- SHORT PROBLEM:
Give the data below again exactly as written, without its pictures.
[begin INFORMATION SHOWN]
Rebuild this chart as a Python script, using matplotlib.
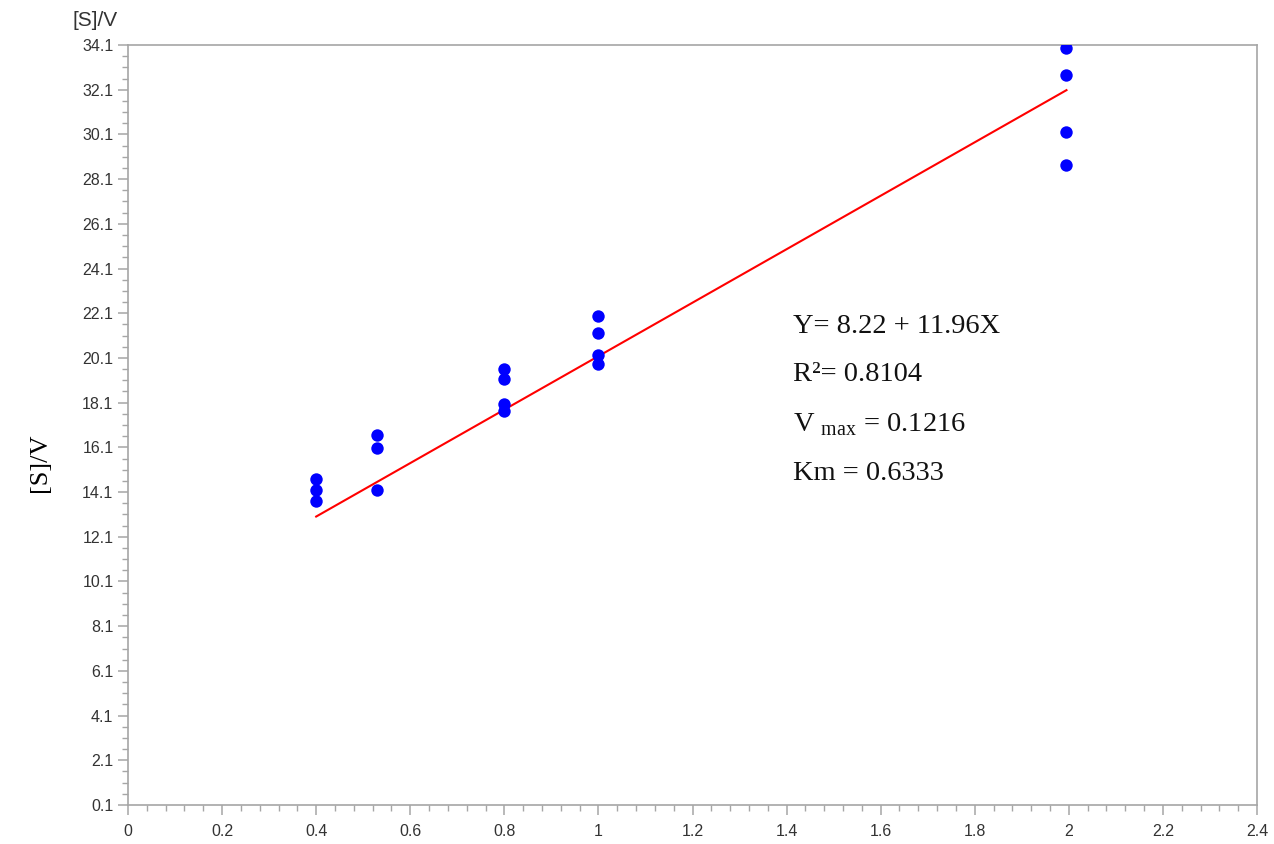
import numpy as np
import matplotlib.pyplot as plt
from matplotlib.ticker import MultipleLocator, FixedLocator, FuncFormatter

plt.rcParams["mathtext.fontset"] = "custom"
plt.rcParams["mathtext.rm"] = "Liberation Serif"

# Substrate concentration groups and [S]/V readings (Hanes-Woolf plot)
s_vals = [0.4, 0.4, 0.4,
          0.53, 0.53, 0.53,
          0.8, 0.8, 0.8, 0.8,
          1.0, 1.0, 1.0, 1.0,
          1.995, 1.995, 1.995, 1.995]
sv_vals = [14.67, 14.19, 13.72,
           16.65, 16.06, 14.19,
           19.59, 19.15, 18.03, 17.73,
           21.98, 21.20, 20.23, 19.83,
           33.96, 32.78, 30.23, 28.73]

# Fitted line Y = a + bX
intercept = 8.22
slope = 11.96
fit_x = [0.4, 1.995]

y_ticks = [0.1 + 2 * i for i in range(18)]
x_ticks = [0, 0.2, 0.4, 0.6, 0.8, 1.0, 1.2, 1.4, 1.6, 1.8, 2.0, 2.2, 2.4]

fig = plt.figure(figsize=(12.74, 8.44), dpi=100)
ax = fig.add_axes([128 / 1274, 1 - 805 / 844, (1257 - 128) / 1274, (805 - 45) / 844])

ax.scatter(s_vals, sv_vals, s=80, color="#0000ff", zorder=3, linewidths=0)
fx = np.array(fit_x)
ax.plot(fx, intercept + slope * fx, color="#ff0000", lw=1.5, zorder=2)

ax.set_xlim(0, 2.4)
ax.set_ylim(0.1, 34.1)
ax.yaxis.set_major_locator(FixedLocator(y_ticks))
ax.yaxis.set_minor_locator(MultipleLocator(0.5, offset=0.1))
ax.xaxis.set_major_locator(FixedLocator(x_ticks))
ax.xaxis.set_minor_locator(MultipleLocator(0.04))
ax.yaxis.set_major_formatter(FuncFormatter(lambda v, p: f"{v:.1f}"))
ax.xaxis.set_major_formatter(FuncFormatter(lambda v, p: f"{v:g}"))

grey = "#a6a6a6"
for sp in ax.spines.values():
    sp.set_color(grey)
    sp.set_linewidth(1.2)
ax.tick_params(which="major", length=7, width=1.1, color=grey,
               labelsize=11.5, labelcolor="#333333")
ax.tick_params(axis="x", which="major", pad=7)
ax.tick_params(which="minor", length=4, width=1.0, color=grey)
for lab in ax.get_xticklabels() + ax.get_yticklabels():
    lab.set_family("Liberation Sans")

# axis captions
fig.text(95 / 1274, 1 - 21 / 844, "[S]/V", family="Liberation Sans",
         fontsize=15, color="#333333", ha="center", va="center")
fig.text(40 / 1274, 1 - 463 / 844, "[S]/V", family="Liberation Serif",
         fontsize=19, rotation=90, ha="center", va="center")

# regression summary
serif = dict(family="Liberation Serif", fontsize=20.5, color="#111111",
             ha="left", va="baseline", transform=ax.transAxes)
ax.text(0.589, 0.621, "Y= 8.22 + 11.96X", **serif)
ax.text(0.589, 0.558, "R²= 0.8104", **serif)
ax.text(0.589, 0.492, r"V $_{\mathrm{max}}$ = 0.1216", **serif)
ax.text(0.589, 0.428, "Km = 0.6333", **serif)

fig.savefig("out.png", dpi=100)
[end INFORMATION SHOWN]
- RESPONSE:
Rebuild this chart as a Python script, using matplotlib.
import numpy as np
import matplotlib.pyplot as plt
from matplotlib.ticker import MultipleLocator, FixedLocator, FuncFormatter

plt.rcParams["mathtext.fontset"] = "custom"
plt.rcParams["mathtext.rm"] = "Liberation Serif"

# Substrate concentration groups and [S]/V readings (Hanes-Woolf plot)
s_vals = [0.4, 0.4, 0.4,
          0.53, 0.53, 0.53,
          0.8, 0.8, 0.8, 0.8,
          1.0, 1.0, 1.0, 1.0,
          1.995, 1.995, 1.995, 1.995]
sv_vals = [14.67, 14.19, 13.72,
           16.65, 16.06, 14.19,
           19.59, 19.15, 18.03, 17.73,
           21.98, 21.20, 20.23, 19.83,
           33.96, 32.78, 30.23, 28.73]

# Fitted line Y = a + bX
intercept = 8.22
slope = 11.96
fit_x = [0.4, 1.995]

y_ticks = [0.1 + 2 * i for i in range(18)]
x_ticks = [0, 0.2, 0.4, 0.6, 0.8, 1.0, 1.2, 1.4, 1.6, 1.8, 2.0, 2.2, 2.4]

fig = plt.figure(figsize=(12.74, 8.44), dpi=100)
ax = fig.add_axes([128 / 1274, 1 - 805 / 844, (1257 - 128) / 1274, (805 - 45) / 844])

ax.scatter(s_vals, sv_vals, s=80, color="#0000ff", zorder=3, linewidths=0)
fx = np.array(fit_x)
ax.plot(fx, intercept + slope * fx, color="#ff0000", lw=1.5, zorder=2)

ax.set_xlim(0, 2.4)
ax.set_ylim(0.1, 34.1)
ax.yaxis.set_major_locator(FixedLocator(y_ticks))
ax.yaxis.set_minor_locator(MultipleLocator(0.5, offset=0.1))
ax.xaxis.set_major_locator(FixedLocator(x_ticks))
ax.xaxis.set_minor_locator(MultipleLocator(0.04))
ax.yaxis.set_major_formatter(FuncFormatter(lambda v, p: f"{v:.1f}"))
ax.xaxis.set_major_formatter(FuncFormatter(lambda v, p: f"{v:g}"))

grey = "#a6a6a6"
for sp in ax.spines.values():
    sp.set_color(grey)
    sp.set_linewidth(1.2)
ax.tick_params(which="major", length=7, width=1.1, color=grey,
               labelsize=11.5, labelcolor="#333333")
ax.tick_params(axis="x", which="major", pad=7)
ax.tick_params(which="minor", length=4, width=1.0, color=grey)
for lab in ax.get_xticklabels() + ax.get_yticklabels():
    lab.set_family("Liberation Sans")

# axis captions
fig.text(95 / 1274, 1 - 21 / 844, "[S]/V", family="Liberation Sans",
         fontsize=15, color="#333333", ha="center", va="center")
fig.text(40 / 1274, 1 - 463 / 844, "[S]/V", family="Liberation Serif",
         fontsize=19, rotation=90, ha="center", va="center")

# regression summary
serif = dict(family="Liberation Serif", fontsize=20.5, color="#111111",
             ha="left", va="baseline", transform=ax.transAxes)
ax.text(0.589, 0.621, "Y= 8.22 + 11.96X", **serif)
ax.text(0.589, 0.558, "R²= 0.8104", **serif)
ax.text(0.589, 0.492, r"V $_{\mathrm{max}}$ = 0.1216", **serif)
ax.text(0.589, 0.428, "Km = 0.6333", **serif)

fig.savefig("out.png", dpi=100)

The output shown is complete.